A great place to start with determining compute requirements is what computer(s) you can successfully run your analysis on.

  • Have you run this kind of analysis successfully on your laptop?
    • You can use your laptop's specs when reporting compute requirements.
  • Have you successfully run a similar analysis before on your institution's High Performance Computing (HPC) cluster?
    • Report the characteristics of the kind of node you typically use.

Even failure can be very helpful! For instance, maybe you ran out of memory while running this analysis on a particular computer. The amount of RAM on that computer is helpful information, because it tells us that the analysis probably requires more RAM.

Read the docs

If you know you will be using a particular software package for your analysis, review the package's documentation to see if the authors and maintainers give you any guidance about the compute requirements for running that package.

For example, the scvi-tools documentation tells you that using a GPU helps the analysis run faster. Methods or benchmarking papers in the literature may also be a good resource for figuring out compute requirements.

How to monitor requirements

To get an overview of computational resource usage when running an analysis, you can use the command-line tool htop on Linux and macOS.

htop will be already installed on machines run via Lightsail for Research, but you can install it via conda (see our documentation on conda).

Check out this beginner's guide to htop for an introduction.

Mind the file sizes

Although we are most concerned with finding the right size computer to run an analysis, we also need to be concerned about data storage, particularly when it comes to volumes on AWS.

We generally will not ask you to report input file sizes because we can calculate them if we know what project(s) or sample(s) you are analyzing!

However, if your module code generates large intermediate files, document that information in your module's README.md file to help others who want to run the code.

Check out this blog post on finding file sizes in Linux and macOS for a variety of tips on calculating file and directory sizes.

Reporting compute requirements

Discussions, issues, and pull requests

We use templates throughout the project to prompt project maintainers and contributors to provide helpful information.

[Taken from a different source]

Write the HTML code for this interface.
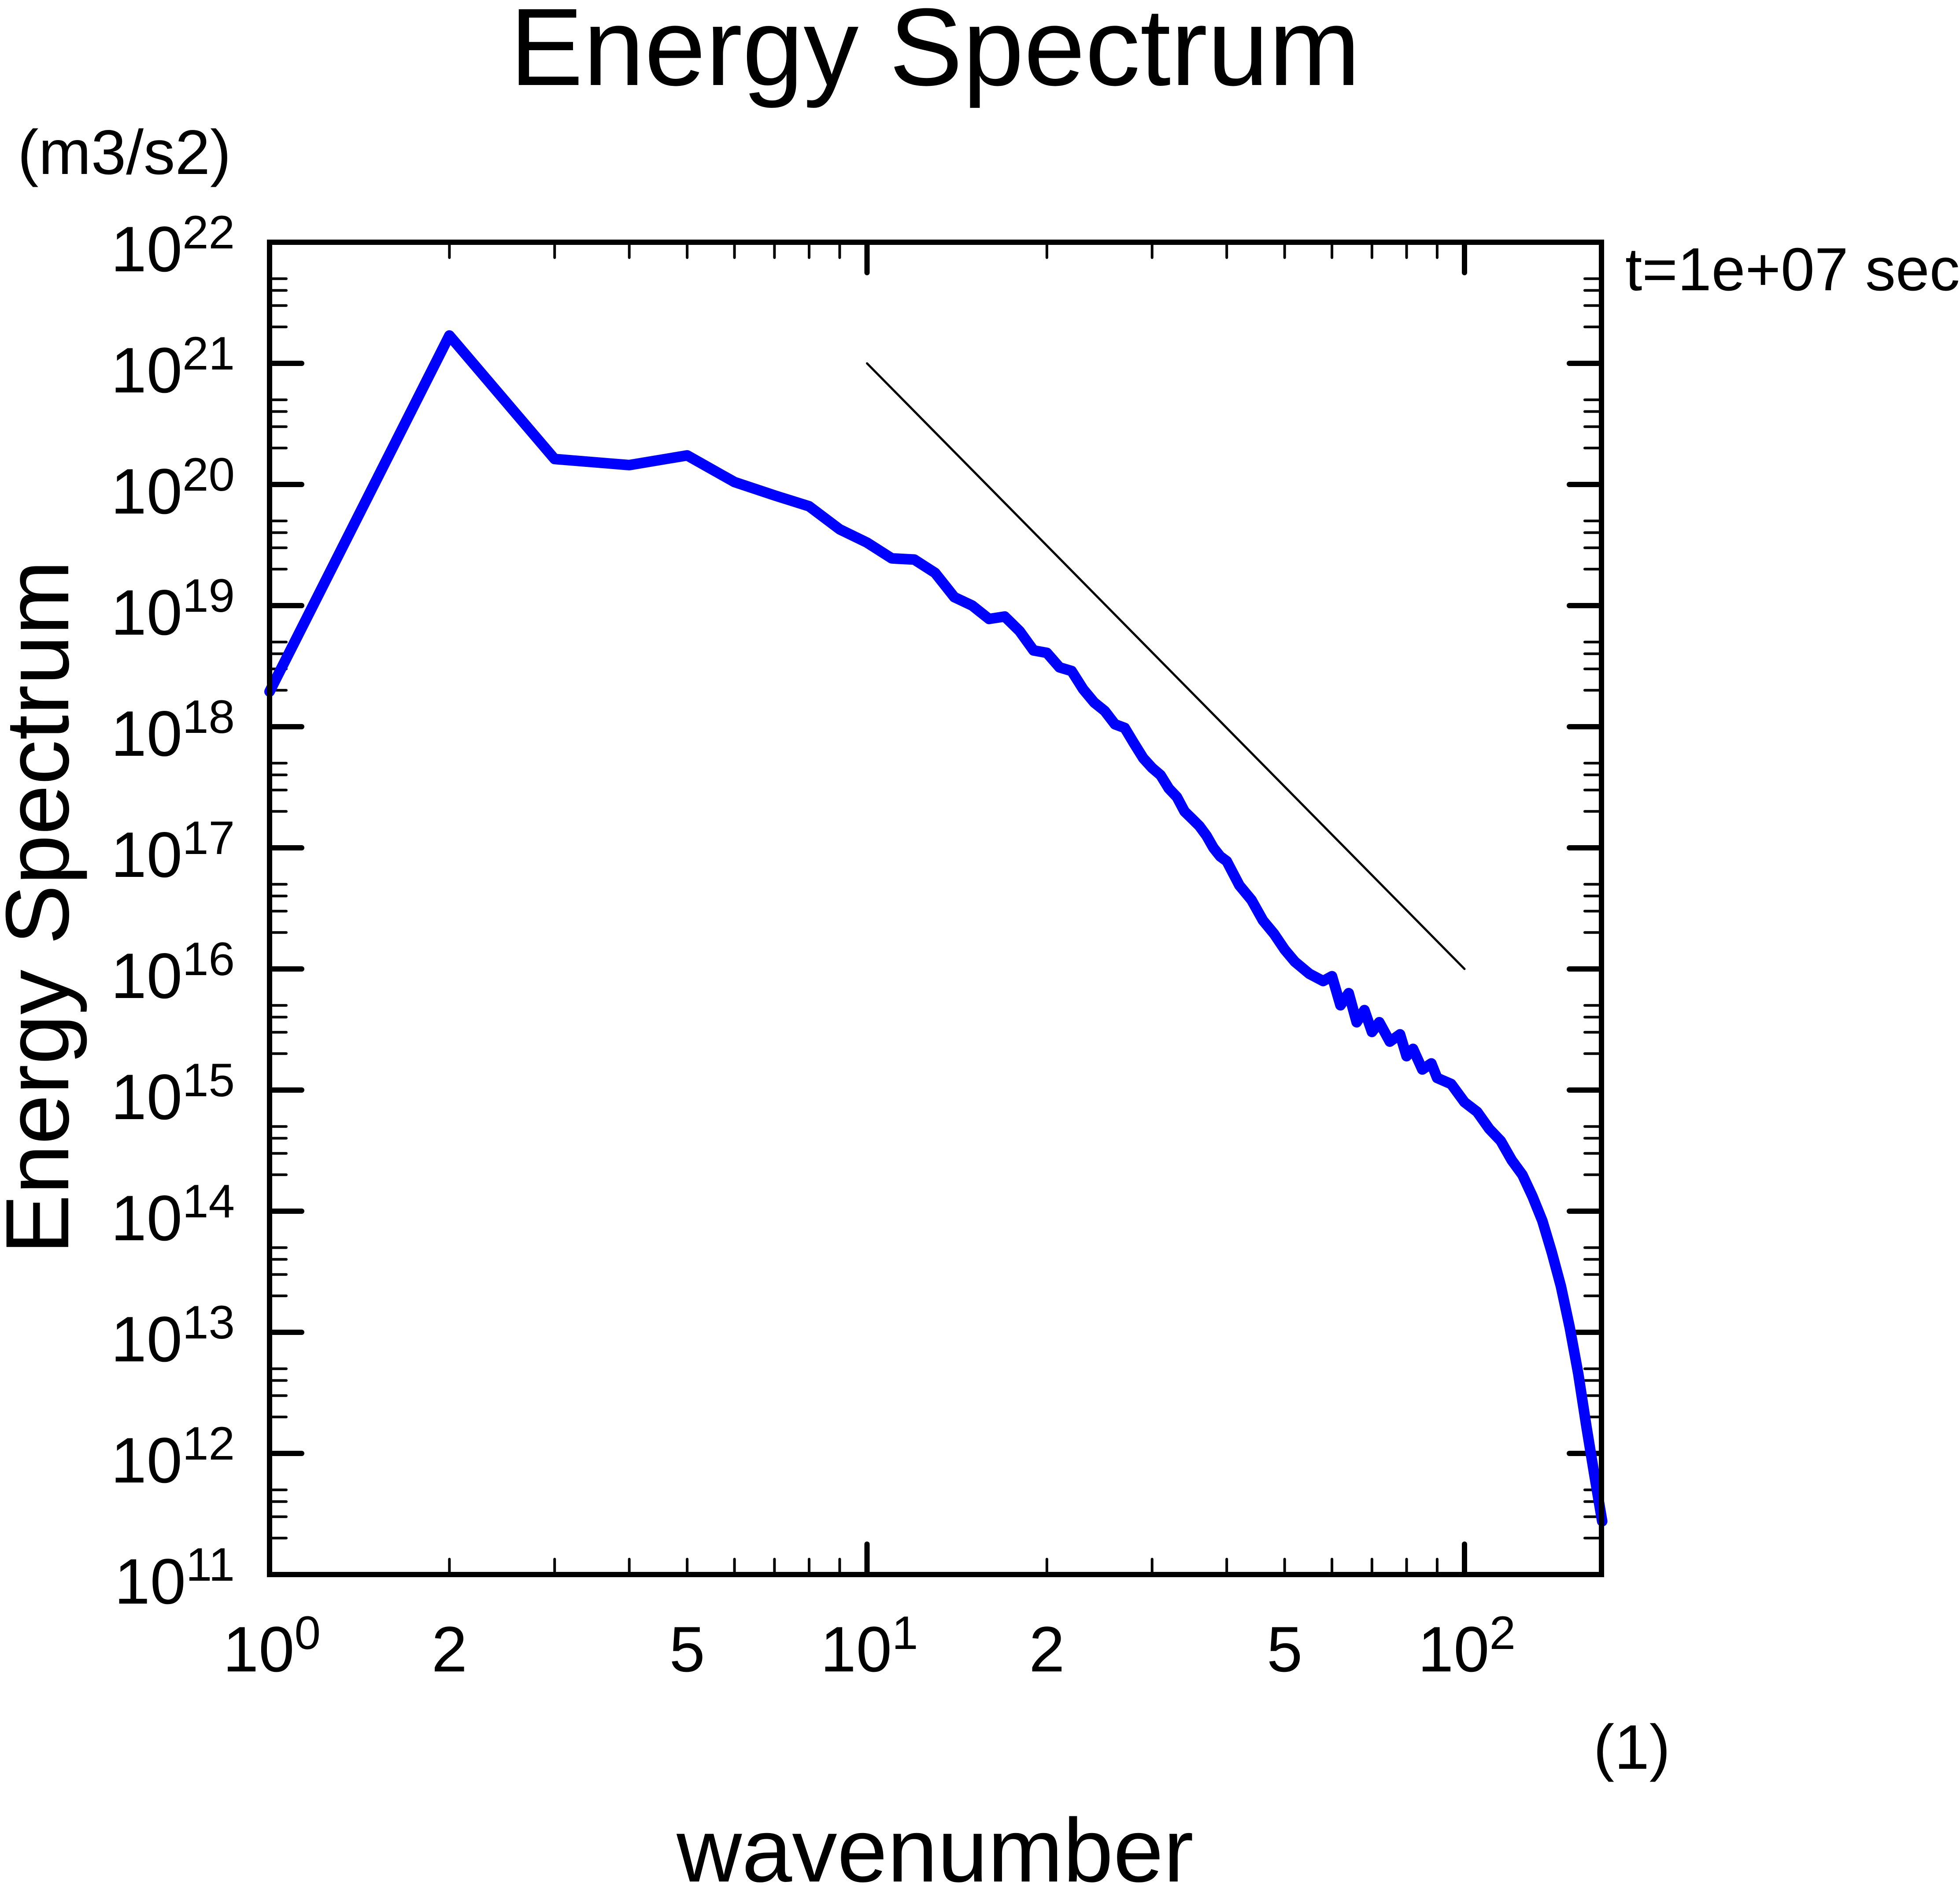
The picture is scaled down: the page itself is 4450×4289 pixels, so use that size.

Here, we describe when and where to document compute requirements on GitHub Discussions, issues, and pull requests.

Please be sure to provide this information when prompted.

You can always add a comment to your existing discussion post or issue about compute requirements if you have gathered more information since filing!

README files

Every analysis module in the project includes its own README.md file. Document the compute requirements in your module's README.md file.